# Sunday San Diego Rides?



## jspharmd (May 24, 2006)

I'm going to be in San Diego January 15th-18th. I'm looking for a good group ride, but I'm giving a presentation at a conference on Saturday morning. Are there any Sunday, Monday, or Tuesday group rides.

I saw SDBC has a Sunday morning training ride out of La Jolla. Any other group rides on those days?

Thanks.


----------



## Zitter (Jan 5, 2011)

I'm told UCSD bike team/club goes out every Sunday morning at ~9:30. They start near the bike shop on campus.


----------



## j4son (May 10, 2010)

the mira mesa cycling club rides out every sunday morning at 8AM. They are a good group of people and are very friendly!

http://www.mmcycling.com/


----------



## jspharmd (May 24, 2006)

Thanks for the info. That gives me a few options on Sunday.


----------



## jspharmd (May 24, 2006)

I ended up joining the Mira Mesa Cycling Club ride on Sunday. It was about 40 miles and a nice easy-paced ride. It seems like Sundays are recovery rides following the fast Saturday rides around town. 

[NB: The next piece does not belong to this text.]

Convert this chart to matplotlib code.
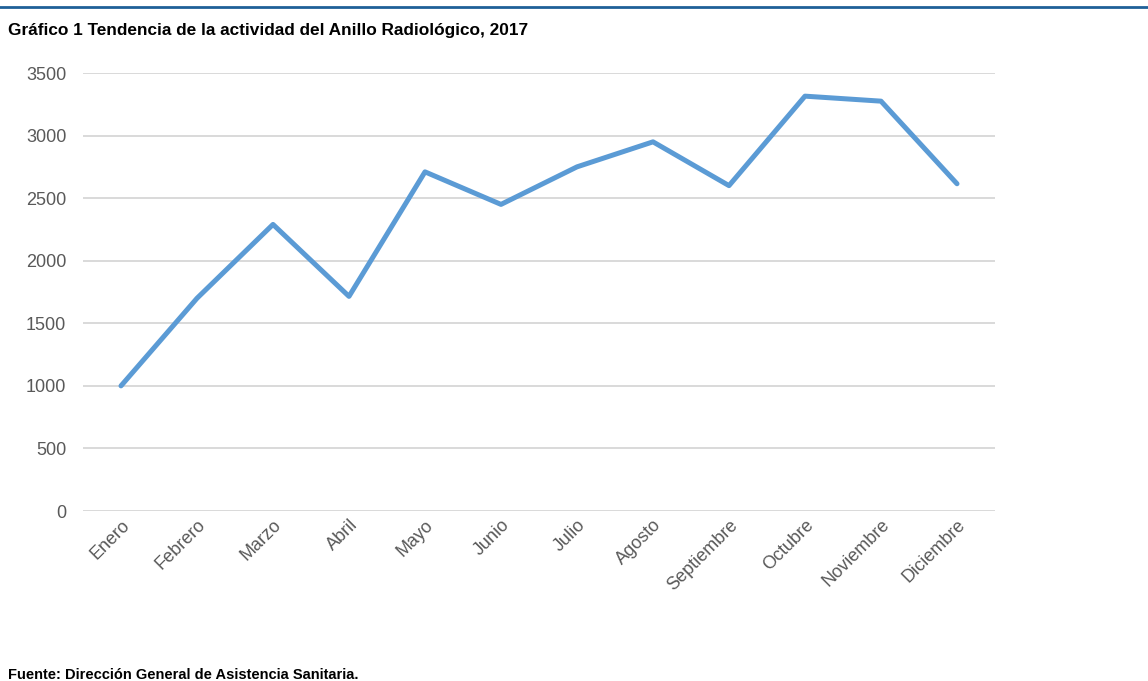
import matplotlib
matplotlib.use("Agg")
import matplotlib.pyplot as plt

meses = ["Enero", "Febrero", "Marzo", "Abril", "Mayo", "Junio", "Julio",
         "Agosto", "Septiembre", "Octubre", "Noviembre", "Diciembre"]
actividad = [1000, 1700, 2290, 1715, 2710, 2450, 2750, 2950, 2600, 3315, 3275, 2615]
yticks = [0, 500, 1000, 1500, 2000, 2500, 3000, 3500]

titulo = "Gráfico 1 Tendencia de la actividad del Anillo Radiológico, 2017"
fuente = "Fuente: Dirección General de Asistencia Sanitaria."

W, H = 1148, 681
fig = plt.figure(figsize=(W / 100, H / 100), dpi=100)
ax = fig.add_axes([83 / W, (H - 511) / H, (995 - 83) / W, (511 - 73) / H])

x = list(range(len(meses)))
ax.plot(x, actividad, color="#5b9bd5", lw=3.6, solid_capstyle="round",
        solid_joinstyle="round", zorder=3)

ax.set_xlim(-0.5, len(meses) - 0.5)
ax.set_ylim(0, 3500)
ax.set_yticks(yticks)
ax.set_yticklabels([str(v) for v in yticks], fontsize=13, color="#595959",
                   family="Liberation Sans")
ax.set_xticks(x)
ax.set_xticklabels(meses, rotation=45, ha="right", rotation_mode="anchor",
                   fontsize=13, color="#595959", family="Liberation Sans")
ax.tick_params(axis="both", length=0)
ax.tick_params(axis="y", pad=12)
ax.tick_params(axis="x", pad=4)
ax.grid(axis="y", color="#d9d9d9", lw=1.4)
ax.set_axisbelow(True)
for s in ax.spines.values():
    s.set_visible(False)

fig.add_artist(plt.Line2D([0, 1], [1 - 7 / H, 1 - 7 / H], transform=fig.transFigure,
                          color="#1f6098", lw=2))
fig.text(8 / W, 1 - 30 / H, titulo, fontsize=12.4, fontweight="bold",
         family="Liberation Sans", va="center", ha="left", color="black")
fig.text(8 / W, 1 - 675 / H, fuente, fontsize=10.5, fontweight="bold",
         family="Liberation Sans", va="center", ha="left", color="black")

fig.savefig("out.png", dpi=100, facecolor="white")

The guys with MMCC were the friendliest group of road cyclists I've ever encountered. I had more people introduce themselves than ever before. They immediately made me feel welcome and wanted to know all about my interest in cycling. JD gave me a few routes that I could do on my own over the days following (thanks JD). What a great group of guys!


----------